* [WHAT YOU NEED TO DO] The listing below begins with the first line you should copy; stop after the line containing "148, 149, 150];", and drop every picture.
>> start INPUT DATA
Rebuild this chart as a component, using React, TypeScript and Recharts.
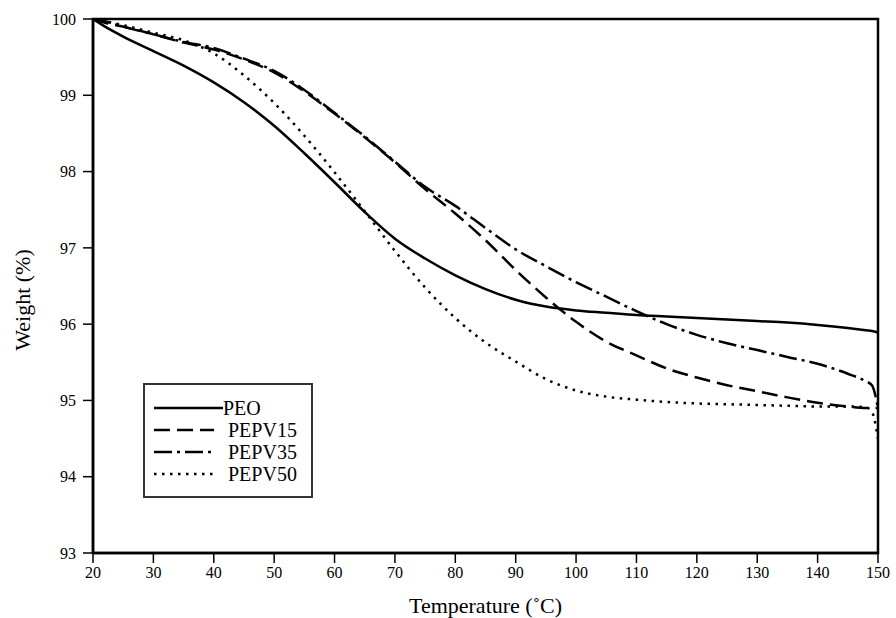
import React from 'react';
import { LineChart, Line, XAxis, YAxis, ReferenceArea, Legend } from 'recharts';

const temperatures = [20, 22, 25, 30, 35, 40, 45, 50, 55, 60, 65, 70, 75, 80, 85, 90, 95, 100, 105, 110, 115, 120, 125, 130, 135, 140, 145, 148, 149, 150];

const peo = [100, 99.9, 99.77, 99.58, 99.39, 99.17, 98.91, 98.6, 98.24, 97.86, 97.47, 97.12, 96.86, 96.64, 96.46, 96.32, 96.23, 96.18, 96.15, 96.12, 96.1, 96.08, 96.06, 96.04, 96.02, 95.99, 95.95, 95.92, 95.91, 95.89];
const pepv15 = [100, 99.95, 99.9, 99.8, 99.69, 99.6, 99.47, 99.3, 99.05, 98.76, 98.45, 98.12, 97.77, 97.45, 97.1, 96.71, 96.35, 96.03, 95.77, 95.59, 95.42, 95.3, 95.2, 95.12, 95.04, 94.97, 94.92, 94.9, 94.9, 94.9];
const pepv35 = [100, 99.97, 99.9, 99.8, 99.7, 99.62, 99.48, 99.32, 99.07, 98.77, 98.46, 98.13, 97.8, 97.55, 97.26, 96.98, 96.76, 96.55, 96.36, 96.17, 96.0, 95.86, 95.75, 95.66, 95.57, 95.48, 95.35, 95.25, 95.2, 94.9];
const pepv50 = [100, 99.97, 99.92, 99.82, 99.72, 99.55, 99.26, 98.9, 98.47, 97.99, 97.48, 96.96, 96.48, 96.08, 95.76, 95.51, 95.28, 95.13, 95.05, 95.01, 94.98, 94.96, 94.95, 94.94, 94.93, 94.92, 94.92, 94.91, 94.85, 94.5];

const seriesNames = ['PEO', 'PEPV15', 'PEPV35', 'PEPV50'];
const seriesValues = [peo, pepv15, pepv35, pepv50];
const dashPatterns = ['', '16 7', '18 5 3 5', '2.5 5.5'];

const xTicks = [20, 30, 40, 50, 60, 70, 80, 90, 100, 110, 120, 130, 140, 150];
const yTicks = [93, 94, 95, 96, 97, 98, 99, 100];

const xLabel = 'Temperature (\u02DAC)';
const yLabel = 'Weight (%)';

const data = temperatures.map((t, i) => {
  const row: Record<string, number> = { t };
  seriesNames.forEach((n, k) => {
    row[n] = seriesValues[k][i];
  });
  return row;
});

const FONT = '"Liberation Serif", "Times New Roman", serif';

const renderLegend = () => (
  <div
    style={{
      width: 170,
      height: 115,
      border: '2px solid #333',
      boxSizing: 'border-box',
      background: '#fff',
      fontFamily: FONT,
      fontSize: 20,
      color: '#000',
      paddingTop: 12,
      paddingLeft: 9,
    }}
  >
    {seriesNames.map((name, i) => (
      <div key={name} style={{ display: 'flex', alignItems: 'center', height: 22, lineHeight: '22px' }}>
        <svg width={i === 0 ? 69 : 60} height={6} style={{ display: 'block' }}>
          <line
            x1={0}
            x2={i === 0 ? 69 : 60}
            y1={3}
            y2={3}
            stroke="#000"
            strokeWidth={2.5}
            strokeDasharray={dashPatterns[i] || undefined}
          />
        </svg>
        <span style={{ marginLeft: i === 0 ? 0 : 14 }}>{name}</span>
      </div>
    ))}
  </div>
);

const YLabel = () => (
  <text
    x={0}
    y={0}
    transform="translate(30, 300) rotate(-90)"
    textAnchor="middle"
    fontFamily={FONT}
    fontSize={22}
    fill="#000"
  >
    {yLabel}
  </text>
);

export default function App() {
  return (
    <div style={{ position: 'absolute', left: 0, top: 0, background: '#fff' }}>
      <LineChart width={896} height={618} data={data} margin={{ top: 19, right: 18, bottom: 0, left: 0 }}>
        <XAxis
          dataKey="t"
          type="number"
          domain={[20, 150]}
          ticks={xTicks}
          allowDataOverflow
          height={65}
          stroke="#000"
          strokeWidth={2.5}
          tickSize={10}
          tickMargin={4}
          tick={{ fill: '#000', fontSize: 16, fontFamily: FONT }}
          tickLine={{ stroke: '#000', strokeWidth: 1.5 }}
          label={{ value: xLabel, position: 'insideBottom', offset: 5, fill: '#000', fontSize: 22, fontFamily: FONT }}
        />
        <YAxis
          type="number"
          domain={[93, 100]}
          ticks={yTicks}
          allowDataOverflow
          width={93}
          stroke="#000"
          strokeWidth={2.5}
          tickSize={10}
          tickMargin={7}
          tick={{ fill: '#000', fontSize: 16, fontFamily: FONT }}
          tickLine={{ stroke: '#000', strokeWidth: 1.5 }}
          label={{ content: () => <YLabel /> }}
        />
        <ReferenceArea x1={20} x2={150} y1={93} y2={100} fill="none" stroke="#000" strokeWidth={2.5} />
        {seriesNames.map((n, i) => (
          <Line
            key={n}
            dataKey={n}
            name={n}
            type="monotone"
            stroke="#000"
            strokeWidth={2.5}
            strokeDasharray={dashPatterns[i] || undefined}
            dot={false}
            activeDot={false}
            isAnimationActive={false}
          />
        ))}
        <Legend
          layout="vertical"
          align="center"
          verticalAlign="middle"
          content={renderLegend}
          wrapperStyle={{ left: 143, top: 383, width: 170 }}
        />
      </LineChart>
    </div>
  );
}
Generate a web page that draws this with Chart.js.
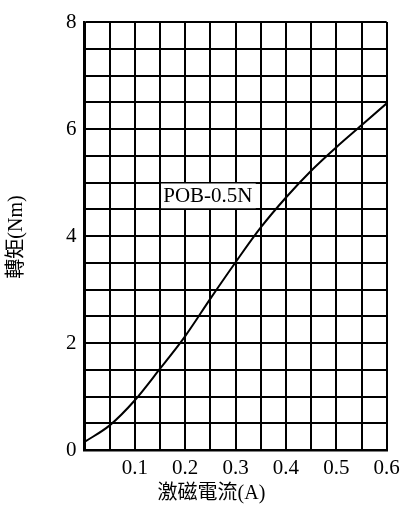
<!DOCTYPE html>
<html lang="zh-Hant">
<head>
<meta charset="UTF-8">
<title>轉矩特性</title>
<style>
  html, body { margin: 0; padding: 0; background: #fff; }
  canvas { display: block; }
</style>
</head>
<body>
<canvas id="chart" width="403" height="507"></canvas>
<script src="https://cdn.jsdelivr.net/npm/chart.js"></script>
<script>
// data
const current = [0, 0.05, 0.1, 0.15, 0.2, 0.25, 0.3, 0.35, 0.4, 0.45, 0.5, 0.55, 0.6];
const torque  = [0.15, 0.46, 0.93, 1.52, 2.13, 2.83, 3.51, 4.16, 4.72, 5.22, 5.66, 6.07, 6.48];

const xLabelValues = [0.1, 0.2, 0.3, 0.4, 0.5, 0.6];
const yLabelValues = [0, 2, 4, 6, 8];
const curveName = 'POB-0.5N';
const xTitle = '激磁電流(A)';
const yTitle = '轉矩(Nm)';

const serif = '"Liberation Serif", "Noto Sans CJK TC", serif';

function hasLabel(list, v) {
  return list.some(x => Math.abs(x - v) < 1e-6);
}

// white box with the curve name, sitting on the grid
const curveLabel = {
  id: 'curveLabel',
  afterDatasetsDraw(chart) {
    const { ctx, scales: { x, y } } = chart;
    const x0 = x.getPixelForValue(0.15), x1 = x.getPixelForValue(0.34);
    const y0 = y.getPixelForValue(5.0), y1 = y.getPixelForValue(4.5);
    ctx.save();
    ctx.fillStyle = '#fff';
    ctx.fillRect(x0 + 1, y0 + 1, x1 - x0 - 1, y1 - y0 - 2);
    ctx.fillStyle = '#000';
    ctx.font = '21px ' + serif;
    ctx.textAlign = 'center';
    ctx.textBaseline = 'middle';
    ctx.fillText(curveName, (x0 + x1) / 2, (y0 + y1) / 2 + 1);
    ctx.restore();
  }
};

// axis titles (x title sits left of plot centre in the original)
const axisTitles = {
  id: 'axisTitles',
  afterDraw(chart) {
    const { ctx, chartArea } = chart;
    ctx.save();
    ctx.fillStyle = '#000';
    ctx.font = '20px ' + serif;
    ctx.textAlign = 'center';
    ctx.textBaseline = 'middle';
    ctx.fillText(xTitle, chartArea.left + 127, chartArea.bottom + 44);
    ctx.translate(17, chartArea.top + 215);
    ctx.rotate(-Math.PI / 2);
    ctx.fillText(yTitle, 0, 0);
    ctx.restore();
  }
};

new Chart(document.getElementById('chart'), {
  type: 'line',
  data: {
    datasets: [{
      data: current.map((c, i) => ({ x: c, y: torque[i] })),
      borderColor: '#000',
      borderWidth: 2,
      pointRadius: 0,
      tension: 0.4,
      cubicInterpolationMode: 'monotone',
      fill: false
    }]
  },
  options: {
    responsive: false,
    animation: false,
    layout: { padding: { top: 22, right: 16.3, left: 0, bottom: 0 } },
    plugins: { legend: { display: false }, tooltip: { enabled: false } },
    scales: {
      x: {
        type: 'linear',
        min: 0,
        max: 0.6,
        afterFit(s) { s.height = 57; s.paddingRight = 0; },
        border: { color: '#000', width: 2.5 },
        grid: { color: '#000', lineWidth: 2, drawTicks: false },
        ticks: {
          stepSize: 0.05,
          autoSkip: false,
          maxRotation: 0,
          padding: 6,
          color: '#000',
          font: { family: serif, size: 21 },
          callback: v => hasLabel(xLabelValues, v) ? v.toFixed(1) : ''
        }
      },
      y: {
        min: 0,
        max: 8,
        afterFit(s) { s.width = 84.5; },
        border: { color: '#000', width: 2.5 },
        grid: { color: '#000', lineWidth: 2, drawTicks: false },
        ticks: {
          stepSize: 0.5,
          autoSkip: false,
          padding: 8,
          color: '#000',
          font: { family: serif, size: 21 },
          callback: v => hasLabel(yLabelValues, v) ? String(v) : ''
        }
      }
    }
  },
  plugins: [curveLabel, axisTitles]
});
</script>
</body>
</html>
>> end INPUT DATA
* [SOLUTION TO THE EXERCISE]
Rebuild this chart as a component, using React, TypeScript and Recharts.
import React from 'react';
import { LineChart, Line, XAxis, YAxis, ReferenceArea, Legend } from 'recharts';

const temperatures = [20, 22, 25, 30, 35, 40, 45, 50, 55, 60, 65, 70, 75, 80, 85, 90, 95, 100, 105, 110, 115, 120, 125, 130, 135, 140, 145, 148, 149, 150];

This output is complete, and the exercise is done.